**TASK TO CARRY OUT**
Exactly the lines from the start of the data below through the line that contains "-9.3, -14.9, -15.3]" are to be copied, with pictures left out.

**SUPPLIED MATERIAL**
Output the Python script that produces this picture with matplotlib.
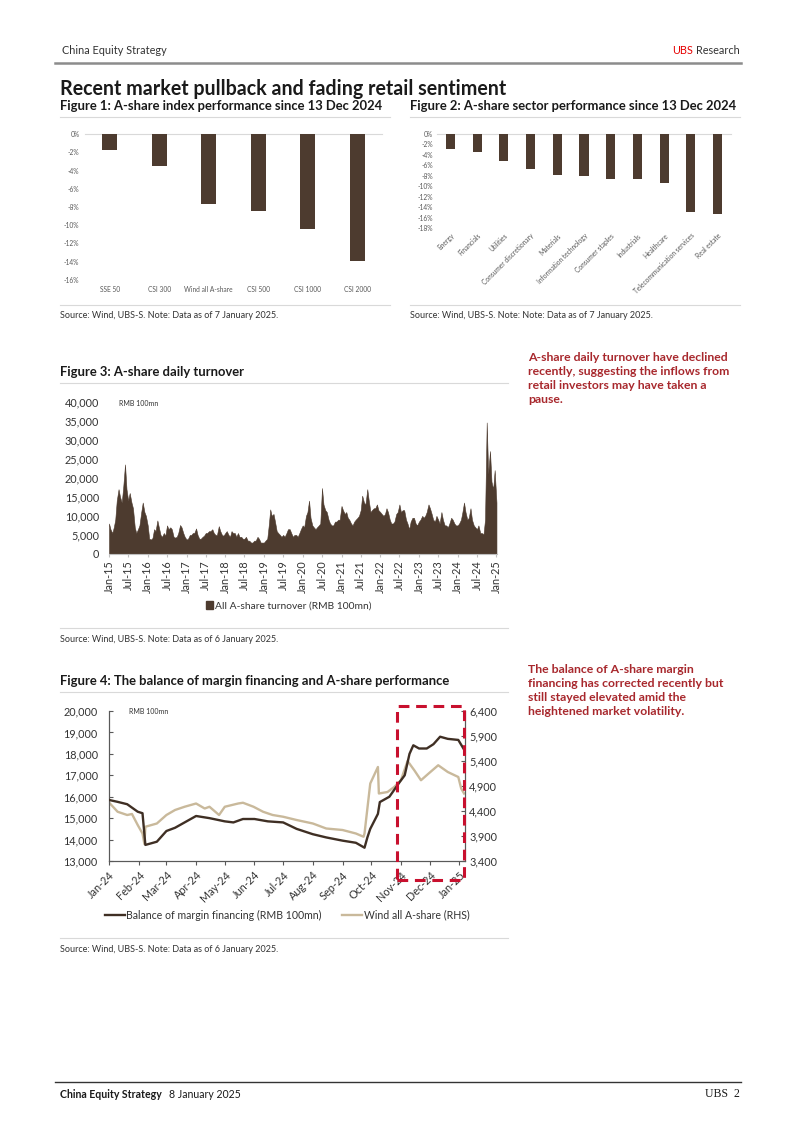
import numpy as np
import pandas as pd
import matplotlib.pyplot as plt
import matplotlib.dates as mdates
import matplotlib.transforms as mtransforms
from matplotlib.lines import Line2D
from matplotlib.patches import Rectangle, Patch

plt.rcParams['font.family'] = ['Lato', 'DejaVu Sans']

W, H = 802, 1134

# ---------------- data ----------------
idx_names = ['SSE 50', 'CSI 300', 'Wind all A-share', 'CSI 500', 'CSI 1000', 'CSI 2000']
idx_perf = [-1.7, -3.5, -7.7, -8.4, -10.4, -13.9]

sector_names = ['Energy', 'Financials', 'Utilities', 'Consumer discretionary', 'Materials',
                'Information technology', 'Consumer staples', 'Industrials', 'Healthcare',
                'Telecommunication services', 'Real estate']
sector_perf = [-2.9, -3.5, -5.1, -6.7, -7.8, -8.0, -8.6, -8.7, -9.3, -14.9, -15.3]

# A-share turnover, RMB 100mn, two readings per month (1st / 15th)
turn_2015 = [8000, 6500, 5500, 7000, 9000, 14000, 17000, 15000, 13500, 17500, 23500, 17000,
             14000, 16000, 13500, 12000, 7000, 5500, 6500, 7500, 11000, 13500, 11000, 10000]
turn_2016 = [7500, 4000, 3800, 4200, 6500, 6000, 8800, 7000, 5000, 4500, 5500, 4800,
             7500, 6500, 7000, 6500, 4500, 4300, 4500, 5500, 7600, 7000, 5500, 4500]
turn_2017 = [3800, 4000, 5000, 5000, 5500, 5500, 6700, 5000, 4000, 4000, 4500, 4800,
             5500, 5500, 6000, 6000, 6500, 5500, 5000, 5000, 7300, 6000, 5000, 4800]
turn_2018 = [5500, 6000, 5000, 4500, 6000, 5500, 5500, 4500, 5500, 4500, 4500, 4000,
             4000, 4500, 3500, 3500, 3000, 3000, 3500, 3500, 4500, 4000, 3000, 3000]
turn_2019 = [3000, 3500, 4000, 7500, 11700, 10000, 10500, 8500, 6000, 5500, 5000, 4500,
             5000, 4500, 5500, 6500, 6500, 5500, 4500, 5000, 5000, 4500, 5500, 6500]
turn_2020 = [7500, 7000, 10000, 11000, 14000, 9500, 7500, 7000, 6500, 7000, 7500, 8000,
             17300, 13000, 11500, 11000, 9000, 8000, 7500, 7500, 8500, 8500, 9000, 9000]
turn_2021 = [12600, 11500, 10500, 11000, 9500, 9000, 8000, 7500, 8500, 9000, 9500, 10000,
             11500, 15300, 13500, 13000, 17000, 14000, 11000, 11500, 12000, 12000, 13000, 11500]
turn_2022 = [11000, 10500, 10000, 10500, 12000, 11000, 9000, 8000, 8000, 8500, 10500, 11000,
             13000, 11000, 11500, 11500, 9000, 8000, 6500, 8500, 9500, 9500, 8000, 7500]
turn_2023 = [8500, 9000, 10000, 9500, 10000, 11000, 13000, 12000, 10500, 9000, 8500, 10000,
             9000, 8000, 11000, 9000, 7500, 7500, 7000, 8000, 9500, 9000, 8000, 7500]
turn_2024 = [7500, 8000, 9000, 11000, 13500, 11000, 9000, 9500, 12000, 9000, 7500, 7000,
             6500, 7500, 5500, 5500, 5200, 9000, 34500, 21000, 27000, 19000, 17000, 22000]
turn_2025 = [13500]

# margin financing balance (RMB 100mn)
margin_dates = ['2024-01-02', '2024-01-10', '2024-01-20', '2024-01-31', '2024-02-05',
                '2024-02-08', '2024-02-20', '2024-03-01', '2024-03-10', '2024-03-20',
                '2024-04-01', '2024-04-15', '2024-05-01', '2024-05-10', '2024-05-20',
                '2024-06-01', '2024-06-15', '2024-07-01', '2024-07-15', '2024-08-01',
                '2024-08-15', '2024-09-01', '2024-09-15', '2024-09-24', '2024-09-27',
                '2024-09-30', '2024-10-08', '2024-10-10', '2024-10-20', '2024-10-31',
                '2024-11-05', '2024-11-10', '2024-11-14', '2024-11-20', '2024-11-28',
                '2024-12-05', '2024-12-12', '2024-12-20', '2024-12-31', '2025-01-06']
margin_vals = [15840, 15760, 15650, 15300, 15230,
               13750, 13900, 14400, 14550, 14800,
               15100, 15000, 14850, 14800, 14960,
               14960, 14850, 14800, 14500, 14250,
               14100, 13950, 13850, 13620, 14100,
               14500, 15200, 15750, 16000, 16700,
               17000, 18000, 18400, 18250, 18250,
               18450, 18800, 18700, 18650, 18200]

# Wind all A-share index (RHS)
ashare_dates = ['2024-01-02', '2024-01-10', '2024-01-20', '2024-01-25', '2024-01-31',
                '2024-02-05', '2024-02-07', '2024-02-08', '2024-02-20', '2024-03-01',
                '2024-03-10', '2024-03-20', '2024-04-01', '2024-04-10', '2024-04-15',
                '2024-04-25', '2024-05-01', '2024-05-15', '2024-05-20', '2024-05-31',
                '2024-06-10', '2024-06-20', '2024-07-01', '2024-07-15', '2024-08-01',
                '2024-08-15', '2024-09-01', '2024-09-15', '2024-09-23', '2024-09-24',
                '2024-09-30', '2024-10-08', '2024-10-09', '2024-10-18', '2024-10-25',
                '2024-11-01', '2024-11-08', '2024-11-15', '2024-11-22', '2024-11-30',
                '2024-12-10', '2024-12-20', '2024-12-31', '2025-01-03', '2025-01-06']
ashare_vals = [4550, 4385, 4320, 4340, 4120,
               3950, 3740, 4085, 4150, 4320,
               4420, 4485, 4550, 4450, 4485,
               4320, 4485, 4550, 4565, 4485,
               4385, 4320, 4285, 4220, 4150,
               4050, 4020, 3950, 3885, 3950,
               4950, 5280, 4750, 4780, 4880,
               5015, 5400, 5215, 5015, 5150,
               5315, 5180, 5080, 4850, 4750]

brown = '#4d3b2f'
beige = '#c9b99b'
red_txt = '#a8282d'
grey_txt = '#595959'


def fx(px):
    return px / W


def fy(py):
    return 1 - py / H


def add_ax(left, top, right, bottom):
    return fig.add_axes([fx(left), fy(bottom), (right - left) / W, (bottom - top) / H])


def hline(y, x0, x1, color='#d9d9d9', lw=0.8):
    fig.add_artist(Line2D([fx(x0), fx(x1)], [fy(y), fy(y)], color=color, lw=lw))


fig = plt.figure(figsize=(W / 100, H / 100), dpi=100)
renderer = fig.canvas.get_renderer()

# ---------------- page header ----------------
fig.text(fx(62), fy(51), 'China Equity Strategy', fontsize=7.8, color='#333333', va='center')
t_res = fig.text(fx(740), fy(51), 'Research', fontsize=7.8, color='#333333', va='center',
                 ha='right')
bb = t_res.get_window_extent(renderer)
fig.text((bb.x0 - 3) / W, fy(51), 'UBS', fontsize=7.8, color='#e60000', va='center',
         ha='right')
hline(63, 55, 741, color='#8c8c8c', lw=1.8)

fig.text(fx(60), fy(89), 'Recent market pullback and fading retail sentiment',
         fontsize=14.1, fontweight='bold', color='#1a1a1a', va='center')

# ---------------- figure 1 ----------------
fig.text(fx(60), fy(106), 'Figure 1: A-share index performance since 13 Dec 2024',
         fontsize=9.4, fontweight='bold', color='#1a1a1a', va='center')
hline(117, 60, 390)
ax1 = add_ax(85, 134, 382, 280)
x1 = np.arange(len(idx_names))
ax1.bar(x1, idx_perf, width=0.3, color=brown)
ax1.axhline(0, color='#d9d9d9', lw=0.8, zorder=0, clip_on=False)
ax1.set_ylim(-16, 0)
ax1.set_xlim(-0.5, len(idx_names) - 0.5)
ax1.set_yticks(np.arange(-16, 1, 2))
ax1.set_yticklabels([f'{v}%' for v in np.arange(-16, 1, 2)])
ax1.set_xticks(x1)
ax1.set_xticklabels(idx_names)
ax1.tick_params(length=0, labelsize=4.8, labelcolor=grey_txt, pad=4)
for s in ax1.spines.values():
    s.set_visible(False)
hline(305, 60, 390)
fig.text(fx(60), fy(315), 'Source: Wind, UBS-S. Note: Data as of 7 January 2025.',
         fontsize=6.5, color='#333333', va='center')

# ---------------- figure 2 ----------------
fig.text(fx(410), fy(106), 'Figure 2: A-share sector performance since 13 Dec 2024',
         fontsize=9.4, fontweight='bold', color='#1a1a1a', va='center')
hline(117, 410, 740)
ax2 = add_ax(437, 134, 731, 228)
x2 = np.arange(len(sector_names))
ax2.bar(x2, sector_perf, width=0.34, color=brown)
ax2.axhline(0, color='#d9d9d9', lw=0.8, zorder=0, clip_on=False)
ax2.set_ylim(-18, 0)
ax2.set_xlim(-0.5, len(sector_names) - 0.5)
ax2.set_yticks(np.arange(-18, 1, 2))
ax2.set_yticklabels([f'{v}%' for v in np.arange(-18, 1, 2)])
ax2.set_xticks(x2)
ax2.set_xticklabels(sector_names, rotation=45, ha='right', rotation_mode='anchor')
ax2.tick_params(length=0, labelsize=4.8, labelcolor=grey_txt, pad=3)
for s in ax2.spines.values():
    s.set_visible(False)
hline(305, 410, 740)
fig.text(fx(410), fy(315), 'Source: Wind, UBS-S. Note: Note: Data as of 7 January 2025.',
         fontsize=6.5, color='#333333', va='center')

# ---------------- figure 3 ----------------
fig.text(fx(60), fy(372), 'Figure 3: A-share daily turnover',
         fontsize=9.4, fontweight='bold', color='#1a1a1a', va='center')
hline(383, 60, 508)
turnover = (turn_2015 + turn_2016 + turn_2017 + turn_2018 + turn_2019 + turn_2020
            + turn_2021 + turn_2022 + turn_2023 + turn_2024 + turn_2025)
turn_dates = pd.date_range('2015-01-01', periods=len(turnover), freq='SMS')
ax3 = add_ax(109, 401.5, 497, 554)
ax3.fill_between(turn_dates, turnover, 0, color=brown, lw=0.4, edgecolor=brown)
ax3.set_ylim(0, 40000)
ax3.set_xlim(pd.Timestamp('2015-01-01'), pd.Timestamp('2025-01-06'))
ax3.set_yticks(np.arange(0, 40001, 5000))
ax3.yaxis.set_major_formatter(plt.FuncFormatter(lambda v, p: f'{v:,.0f}'))
ax3.xaxis.set_major_locator(mdates.MonthLocator(bymonth=[1, 7]))
ax3.xaxis.set_major_formatter(mdates.DateFormatter('%b-%y'))
ax3.tick_params(axis='x', rotation=90, labelsize=7.8, labelcolor='#333333',
                length=2.5, color='#bfbfbf', pad=2)
ax3.tick_params(axis='y', length=0, labelsize=7.8, labelcolor='#333333', pad=7)
for s in ['top', 'right', 'left']:
    ax3.spines[s].set_visible(False)
ax3.spines['bottom'].set_color('#bfbfbf')
ax3.text(0.025, 0.985, 'RMB 100mn', transform=ax3.transAxes, fontsize=5, color='#333333',
         va='center')
fig.legend(handles=[Patch(color=brown, label='All A-share turnover (RMB 100mn)')],
           loc='center', bbox_to_anchor=(fx(289), fy(606)), frameon=False,
           fontsize=7.4, handlelength=0.7, handleheight=0.7, handletextpad=0.2,
           labelcolor='#333333')
hline(628, 60, 508)
fig.text(fx(60), fy(639), 'Source: Wind, UBS-S. Note: Data as of 6 January 2025.',
         fontsize=6.5, color='#333333', va='center')

fig.text(fx(528), fy(352),
         'A-share daily turnover have declined\nrecently, suggesting the inflows from\n'
         'retail investors may have taken a\npause.',
         fontsize=8.8, fontweight='bold', color=red_txt, va='top', linespacing=1.35)

# ---------------- figure 4 ----------------
fig.text(fx(60), fy(681), 'Figure 4: The balance of margin financing and A-share performance',
         fontsize=9.4, fontweight='bold', color='#1a1a1a', va='center')
hline(692, 60, 508)
ax4 = add_ax(109, 711, 465, 861)
ax4b = ax4.twinx()
l1, = ax4.plot(pd.to_datetime(margin_dates), margin_vals, color='#3f2f24', lw=1.7, zorder=3,
               label='Balance of margin financing (RMB 100mn)')
l2, = ax4b.plot(pd.to_datetime(ashare_dates), ashare_vals, color=beige, lw=1.7,
                label='Wind all A-share (RHS)')
ax4.set_zorder(ax4b.get_zorder() + 1)
ax4.patch.set_visible(False)
ax4.set_ylim(13000, 20000)
ax4b.set_ylim(3400, 6400)
ax4.set_xlim(pd.Timestamp('2024-01-01'), pd.Timestamp('2025-01-07'))
ax4.set_yticks(np.arange(13000, 20001, 1000))
ax4b.set_yticks(np.arange(3400, 6401, 500))
fmt = plt.FuncFormatter(lambda v, p: f'{v:,.0f}')
ax4.yaxis.set_major_formatter(fmt)
ax4b.yaxis.set_major_formatter(fmt)
ax4.xaxis.set_major_locator(mdates.MonthLocator())
ax4.xaxis.set_major_formatter(mdates.DateFormatter('%b-%y'))
for lab in ax4.get_xticklabels():
    lab.set_rotation(45)
    lab.set_ha('right')
    lab.set_rotation_mode('anchor')
ax4.tick_params(axis='x', labelsize=7.8, labelcolor='#333333', length=3,
                color='#595959', pad=3)
ax4.tick_params(axis='y', labelsize=7.8, labelcolor='#333333', length=3, direction='in',
                color='#595959', pad=8)
ax4b.tick_params(axis='y', labelsize=7.8, labelcolor='#333333', length=3, direction='in',
                 color='#595959', pad=3)
for a in (ax4, ax4b):
    a.spines['top'].set_visible(False)
    for s in ['left', 'right', 'bottom']:
        a.spines[s].set_color('#595959')
ax4.text(0.055, 0.995, 'RMB 100mn', transform=ax4.transAxes, fontsize=5, color='#333333',
         va='center')

# highlight of the recent period
trans = mtransforms.blended_transform_factory(ax4.transData, ax4.transAxes)
x_start = mdates.date2num(pd.Timestamp('2024-10-28'))
x_end = mdates.date2num(pd.Timestamp('2025-01-06'))
ax4.add_patch(Rectangle((x_start, -0.127), x_end - x_start, 1.16, transform=trans,
                        fill=False, edgecolor='#c8102e', lw=2.2, ls=(0, (3.5, 2.2)),
                        clip_on=False, zorder=5))

fig.legend(handles=[l1, l2], loc='center', bbox_to_anchor=(fx(287), fy(915)), ncol=2,
           frameon=False, fontsize=7.6, handlelength=1.9, handletextpad=0.1,
           columnspacing=2.0, labelcolor='#333333')
hline(938, 60, 508)
fig.text(fx(60), fy(949), 'Source: Wind, UBS-S. Note: Data as of 6 January 2025.',
         fontsize=6.5, color='#333333', va='center')

fig.text(fx(528), fy(664),
         'The balance of A-share margin\nfinancing has corrected recently but\n'
         'still stayed elevated amid the\nheightened market volatility.',
         fontsize=8.8, fontweight='bold', color=red_txt, va='top', linespacing=1.35)

# ---------------- page footer ----------------
hline(1082, 55, 741, color='#333333', lw=1.0)
t_foot = fig.text(fx(60), fy(1094), 'China Equity Strategy', fontsize=7.6, fontweight='bold',
                  color='#1a1a1a', va='center')
bb = t_foot.get_window_extent(renderer)
fig.text((bb.x1 + 7) / W, fy(1094), '8 January 2025', fontsize=7.6, color='#1a1a1a',
         va='center')
fig.text(fx(740), fy(1094), 'UBS  2', fontsize=8.5, color='#1a1a1a', va='center', ha='right',
         family=['Liberation Serif', 'DejaVu Serif'])

fig.savefig('out.png', dpi=100)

**WRITTEN ANSWER**
Output the Python script that produces this picture with matplotlib.
import numpy as np
import pandas as pd
import matplotlib.pyplot as plt
import matplotlib.dates as mdates
import matplotlib.transforms as mtransforms
from matplotlib.lines import Line2D
from matplotlib.patches import Rectangle, Patch

plt.rcParams['font.family'] = ['Lato', 'DejaVu Sans']

W, H = 802, 1134

# ---------------- data ----------------
idx_names = ['SSE 50', 'CSI 300', 'Wind all A-share', 'CSI 500', 'CSI 1000', 'CSI 2000']
idx_perf = [-1.7, -3.5, -7.7, -8.4, -10.4, -13.9]

sector_names = ['Energy', 'Financials', 'Utilities', 'Consumer discretionary', 'Materials',
                'Information technology', 'Consumer staples', 'Industrials', 'Healthcare',
                'Telecommunication services', 'Real estate']
sector_perf = [-2.9, -3.5, -5.1, -6.7, -7.8, -8.0, -8.6, -8.7, -9.3, -14.9, -15.3]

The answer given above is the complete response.